◆ **Data**
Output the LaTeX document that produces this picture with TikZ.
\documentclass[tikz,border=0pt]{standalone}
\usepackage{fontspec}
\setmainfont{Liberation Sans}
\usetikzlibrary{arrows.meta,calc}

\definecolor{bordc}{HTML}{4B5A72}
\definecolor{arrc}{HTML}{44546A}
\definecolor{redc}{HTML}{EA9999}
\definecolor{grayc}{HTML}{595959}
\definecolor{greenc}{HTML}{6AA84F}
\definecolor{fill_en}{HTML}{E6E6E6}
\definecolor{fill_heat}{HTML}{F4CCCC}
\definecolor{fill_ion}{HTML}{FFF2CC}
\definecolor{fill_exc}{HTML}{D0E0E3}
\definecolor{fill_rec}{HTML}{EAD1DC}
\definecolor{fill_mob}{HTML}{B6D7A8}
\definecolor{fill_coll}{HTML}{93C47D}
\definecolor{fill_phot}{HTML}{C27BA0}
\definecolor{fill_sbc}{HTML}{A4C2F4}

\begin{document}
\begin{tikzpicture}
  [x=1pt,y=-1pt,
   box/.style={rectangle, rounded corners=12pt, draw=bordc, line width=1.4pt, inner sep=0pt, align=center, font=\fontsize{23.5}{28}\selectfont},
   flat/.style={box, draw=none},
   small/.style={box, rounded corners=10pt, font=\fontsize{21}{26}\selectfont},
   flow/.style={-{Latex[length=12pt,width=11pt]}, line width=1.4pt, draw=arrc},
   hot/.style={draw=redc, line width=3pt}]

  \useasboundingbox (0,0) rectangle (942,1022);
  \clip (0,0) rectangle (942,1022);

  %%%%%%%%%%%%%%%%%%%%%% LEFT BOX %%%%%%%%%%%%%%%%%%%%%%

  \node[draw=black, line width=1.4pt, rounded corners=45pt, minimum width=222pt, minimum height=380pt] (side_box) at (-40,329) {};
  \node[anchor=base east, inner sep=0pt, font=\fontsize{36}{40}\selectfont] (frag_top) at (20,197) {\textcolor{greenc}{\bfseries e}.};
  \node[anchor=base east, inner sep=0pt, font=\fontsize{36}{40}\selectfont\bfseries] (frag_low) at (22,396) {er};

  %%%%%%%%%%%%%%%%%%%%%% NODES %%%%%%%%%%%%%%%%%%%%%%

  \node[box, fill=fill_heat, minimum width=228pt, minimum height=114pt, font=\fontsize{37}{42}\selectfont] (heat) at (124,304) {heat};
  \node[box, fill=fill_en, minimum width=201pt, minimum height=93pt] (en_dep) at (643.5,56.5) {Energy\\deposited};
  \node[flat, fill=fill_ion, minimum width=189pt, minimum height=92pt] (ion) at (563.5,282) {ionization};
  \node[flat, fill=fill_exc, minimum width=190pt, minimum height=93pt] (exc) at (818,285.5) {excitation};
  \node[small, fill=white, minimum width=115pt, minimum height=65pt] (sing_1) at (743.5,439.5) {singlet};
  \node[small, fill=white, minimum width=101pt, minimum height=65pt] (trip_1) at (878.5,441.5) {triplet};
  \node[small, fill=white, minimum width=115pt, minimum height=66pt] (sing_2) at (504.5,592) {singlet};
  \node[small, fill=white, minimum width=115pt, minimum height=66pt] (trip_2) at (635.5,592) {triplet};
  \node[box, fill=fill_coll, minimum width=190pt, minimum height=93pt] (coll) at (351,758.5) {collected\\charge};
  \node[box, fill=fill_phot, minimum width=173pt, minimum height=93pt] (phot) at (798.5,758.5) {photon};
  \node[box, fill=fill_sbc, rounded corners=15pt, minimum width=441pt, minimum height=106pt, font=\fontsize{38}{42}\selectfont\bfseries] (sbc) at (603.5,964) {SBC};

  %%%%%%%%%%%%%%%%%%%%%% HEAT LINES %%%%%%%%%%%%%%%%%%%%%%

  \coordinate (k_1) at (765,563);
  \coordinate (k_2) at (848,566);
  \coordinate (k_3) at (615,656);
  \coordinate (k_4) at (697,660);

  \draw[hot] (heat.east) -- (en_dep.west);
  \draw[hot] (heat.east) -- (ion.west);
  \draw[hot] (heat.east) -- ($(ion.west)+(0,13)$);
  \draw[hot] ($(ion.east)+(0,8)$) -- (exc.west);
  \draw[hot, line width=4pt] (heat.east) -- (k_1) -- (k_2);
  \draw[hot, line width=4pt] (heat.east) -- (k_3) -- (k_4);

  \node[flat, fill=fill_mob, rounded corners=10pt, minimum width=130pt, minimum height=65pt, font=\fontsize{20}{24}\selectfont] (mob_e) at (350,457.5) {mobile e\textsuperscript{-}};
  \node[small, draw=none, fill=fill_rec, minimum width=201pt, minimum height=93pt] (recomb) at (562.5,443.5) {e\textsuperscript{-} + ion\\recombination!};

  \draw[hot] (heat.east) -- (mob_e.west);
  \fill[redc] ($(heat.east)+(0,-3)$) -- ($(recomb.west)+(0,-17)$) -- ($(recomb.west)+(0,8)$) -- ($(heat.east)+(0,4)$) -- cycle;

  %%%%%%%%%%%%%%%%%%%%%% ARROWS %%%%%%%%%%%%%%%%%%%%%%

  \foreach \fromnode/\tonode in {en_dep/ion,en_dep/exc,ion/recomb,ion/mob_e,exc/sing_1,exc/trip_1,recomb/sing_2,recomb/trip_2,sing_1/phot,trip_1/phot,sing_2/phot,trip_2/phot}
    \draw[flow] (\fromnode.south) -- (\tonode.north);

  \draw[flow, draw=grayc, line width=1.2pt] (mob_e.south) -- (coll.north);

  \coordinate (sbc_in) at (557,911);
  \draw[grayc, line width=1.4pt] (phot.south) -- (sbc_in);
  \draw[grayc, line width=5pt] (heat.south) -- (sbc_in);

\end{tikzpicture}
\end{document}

◆ **What is asked**
Write the listing out again, exactly as it reads.

◆ **Result of this exercise**
Output the LaTeX document that produces this picture with TikZ.
\documentclass[tikz,border=0pt]{standalone}
\usepackage{fontspec}
\setmainfont{Liberation Sans}
\usetikzlibrary{arrows.meta,calc}

\definecolor{bordc}{HTML}{4B5A72}
\definecolor{arrc}{HTML}{44546A}
\definecolor{redc}{HTML}{EA9999}
\definecolor{grayc}{HTML}{595959}
\definecolor{greenc}{HTML}{6AA84F}
\definecolor{fill_en}{HTML}{E6E6E6}
\definecolor{fill_heat}{HTML}{F4CCCC}
\definecolor{fill_ion}{HTML}{FFF2CC}
\definecolor{fill_exc}{HTML}{D0E0E3}
\definecolor{fill_rec}{HTML}{EAD1DC}
\definecolor{fill_mob}{HTML}{B6D7A8}
\definecolor{fill_coll}{HTML}{93C47D}
\definecolor{fill_phot}{HTML}{C27BA0}
\definecolor{fill_sbc}{HTML}{A4C2F4}

\begin{document}
\begin{tikzpicture}
  [x=1pt,y=-1pt,
   box/.style={rectangle, rounded corners=12pt, draw=bordc, line width=1.4pt, inner sep=0pt, align=center, font=\fontsize{23.5}{28}\selectfont},
   flat/.style={box, draw=none},
   small/.style={box, rounded corners=10pt, font=\fontsize{21}{26}\selectfont},
   flow/.style={-{Latex[length=12pt,width=11pt]}, line width=1.4pt, draw=arrc},
   hot/.style={draw=redc, line width=3pt}]

  \useasboundingbox (0,0) rectangle (942,1022);
  \clip (0,0) rectangle (942,1022);

  %%%%%%%%%%%%%%%%%%%%%% LEFT BOX %%%%%%%%%%%%%%%%%%%%%%

  \node[draw=black, line width=1.4pt, rounded corners=45pt, minimum width=222pt, minimum height=380pt] (side_box) at (-40,329) {};
  \node[anchor=base east, inner sep=0pt, font=\fontsize{36}{40}\selectfont] (frag_top) at (20,197) {\textcolor{greenc}{\bfseries e}.};
  \node[anchor=base east, inner sep=0pt, font=\fontsize{36}{40}\selectfont\bfseries] (frag_low) at (22,396) {er};

  %%%%%%%%%%%%%%%%%%%%%% NODES %%%%%%%%%%%%%%%%%%%%%%

  \node[box, fill=fill_heat, minimum width=228pt, minimum height=114pt, font=\fontsize{37}{42}\selectfont] (heat) at (124,304) {heat};
  \node[box, fill=fill_en, minimum width=201pt, minimum height=93pt] (en_dep) at (643.5,56.5) {Energy\\deposited};
  \node[flat, fill=fill_ion, minimum width=189pt, minimum height=92pt] (ion) at (563.5,282) {ionization};
  \node[flat, fill=fill_exc, minimum width=190pt, minimum height=93pt] (exc) at (818,285.5) {excitation};
  \node[small, fill=white, minimum width=115pt, minimum height=65pt] (sing_1) at (743.5,439.5) {singlet};
  \node[small, fill=white, minimum width=101pt, minimum height=65pt] (trip_1) at (878.5,441.5) {triplet};
  \node[small, fill=white, minimum width=115pt, minimum height=66pt] (sing_2) at (504.5,592) {singlet};
  \node[small, fill=white, minimum width=115pt, minimum height=66pt] (trip_2) at (635.5,592) {triplet};
  \node[box, fill=fill_coll, minimum width=190pt, minimum height=93pt] (coll) at (351,758.5) {collected\\charge};
  \node[box, fill=fill_phot, minimum width=173pt, minimum height=93pt] (phot) at (798.5,758.5) {photon};
  \node[box, fill=fill_sbc, rounded corners=15pt, minimum width=441pt, minimum height=106pt, font=\fontsize{38}{42}\selectfont\bfseries] (sbc) at (603.5,964) {SBC};

  %%%%%%%%%%%%%%%%%%%%%% HEAT LINES %%%%%%%%%%%%%%%%%%%%%%

  \coordinate (k_1) at (765,563);
  \coordinate (k_2) at (848,566);
  \coordinate (k_3) at (615,656);
  \coordinate (k_4) at (697,660);

  \draw[hot] (heat.east) -- (en_dep.west);
  \draw[hot] (heat.east) -- (ion.west);
  \draw[hot] (heat.east) -- ($(ion.west)+(0,13)$);
  \draw[hot] ($(ion.east)+(0,8)$) -- (exc.west);
  \draw[hot, line width=4pt] (heat.east) -- (k_1) -- (k_2);
  \draw[hot, line width=4pt] (heat.east) -- (k_3) -- (k_4);

  \node[flat, fill=fill_mob, rounded corners=10pt, minimum width=130pt, minimum height=65pt, font=\fontsize{20}{24}\selectfont] (mob_e) at (350,457.5) {mobile e\textsuperscript{-}};
  \node[small, draw=none, fill=fill_rec, minimum width=201pt, minimum height=93pt] (recomb) at (562.5,443.5) {e\textsuperscript{-} + ion\\recombination!};

  \draw[hot] (heat.east) -- (mob_e.west);
  \fill[redc] ($(heat.east)+(0,-3)$) -- ($(recomb.west)+(0,-17)$) -- ($(recomb.west)+(0,8)$) -- ($(heat.east)+(0,4)$) -- cycle;

  %%%%%%%%%%%%%%%%%%%%%% ARROWS %%%%%%%%%%%%%%%%%%%%%%

  \foreach \fromnode/\tonode in {en_dep/ion,en_dep/exc,ion/recomb,ion/mob_e,exc/sing_1,exc/trip_1,recomb/sing_2,recomb/trip_2,sing_1/phot,trip_1/phot,sing_2/phot,trip_2/phot}
    \draw[flow] (\fromnode.south) -- (\tonode.north);

  \draw[flow, draw=grayc, line width=1.2pt] (mob_e.south) -- (coll.north);

  \coordinate (sbc_in) at (557,911);
  \draw[grayc, line width=1.4pt] (phot.south) -- (sbc_in);
  \draw[grayc, line width=5pt] (heat.south) -- (sbc_in);

\end{tikzpicture}
\end{document}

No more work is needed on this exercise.